Assim, dentro de uma lógica hipócrita e discriminatória da mídia, quem melhor para representar a beleza da favela que uma mulher de pele negra? Mas claro, cabelo liso, e nariz fino... que ninguém quer por ali o “cabelo ruim e narigão”

A busca de uma candidata de pele negra com traços característicos do branco, europeu ocidental, atende a uma política que reforça a hierarquia da beleza branca, que se articula na mídia desde o inicio das telenovelas. Em um país em que mais da metade da população já não é mais branca fica estranho entender como o lugar social dos negros na mídia ainda esteja ligado a um papel resignado, de inferioridade em relação ao branco.

Coincidentemente, enquanto escrevia este artigo, observei na televisão um comercial de determinado supermercado onde aparece uma dezena de figurantes, nenhum deles negro. Onde o negro está sendo representado? Em papéis inferiores nas novelas como empregadas domésticas? Bandidos ou marginais, capachos, capangas ou seguranças em filmes? Quando aparece em uma camada social mais abastada é um político corrupto? Em programas que buscam eleger a beleza da favela, mas nos padrões mais branqueados possíveis? O problema é que o negro só tem destaque na mídia no papel de negro, não é mais um personagem como outro qualquer, ele é o “negro”.

Seriam mesmo esses personagens estereotipados a imagem do negro no Brasil? O que ocorre é a depreciação do negro, em seus traços de beleza e cultura, advindo de um espírito discriminatório e preconceituoso, encobertos pelo discurso de uma suposta democracia étnica, fruto de 400 anos de escravidão e mais cem anos de exploração do trabalho negro, que por 500 anos carregaram com braços fortes as estruturas deste país, produzindo riqueza para o homem branco e, como recompensa, tendo seu papel na história sempre resignado a um segundo plano.
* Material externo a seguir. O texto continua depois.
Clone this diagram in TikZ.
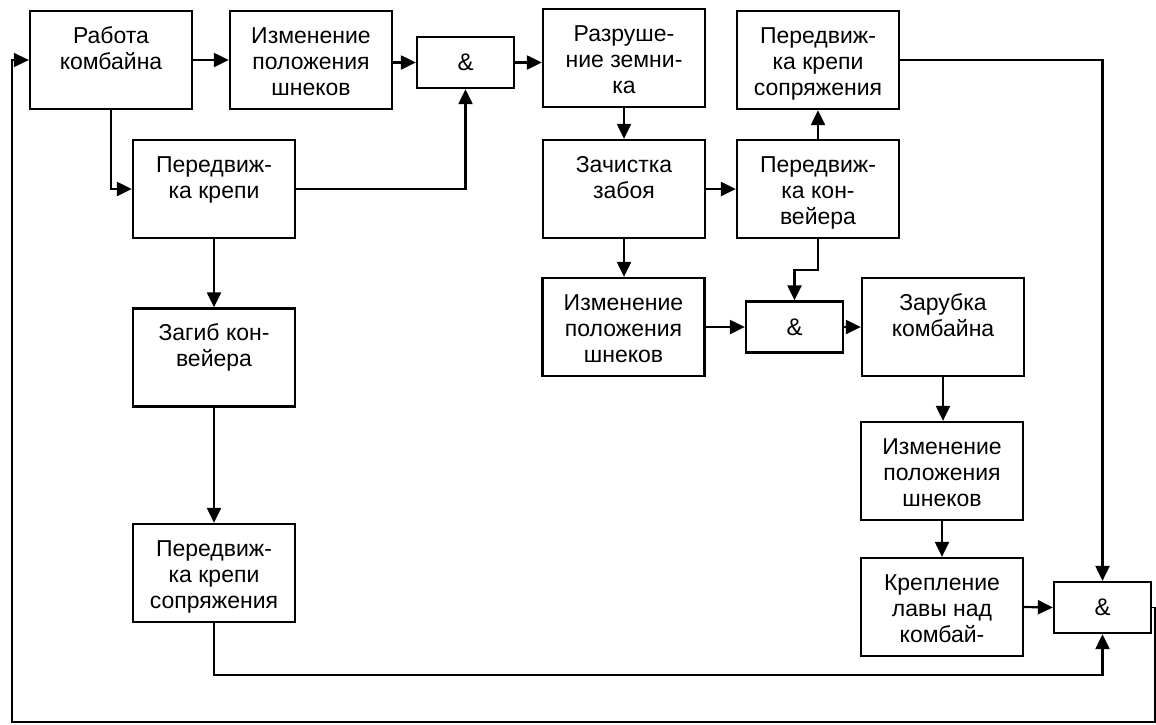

Isto tudo para nos atermos somente às injustiças com os negros. Mas e as outras pessoas que não se encaixam neste estereótipo de beleza imposto pela mídia? Não teriam essas pessoas um traço de beleza que lhes é peculiar, onde se está sendo representado as outras belezas do nosso povo?

A “ditadura das passarelas”, que a mídia enaltece com uma aura de glamour e elegância, impondo ao resto da sociedade um padrão de beleza, que deve ser tomado como verdadeiro, e resignando o conceito de beleza aos traços do europeu ocidental (branco, magro, cabelos lisos, nariz fino). Cria-se então um mercado da beleza. E os especuladores não deixam de tirar proveito mais uma vez dos sonhos do povo brasileiro.

Quando vamos começar a olhar a beleza do Brasil como ela de fato é, e parar de olhar como deveria ser? Negro, branco, índio em uma miscigenação que torna particular a beleza do povo brasileiro. Sem padrão descobre-se uma variedade de belezas tão magníficas, e exóticas, quanto as do padrão que se impõe.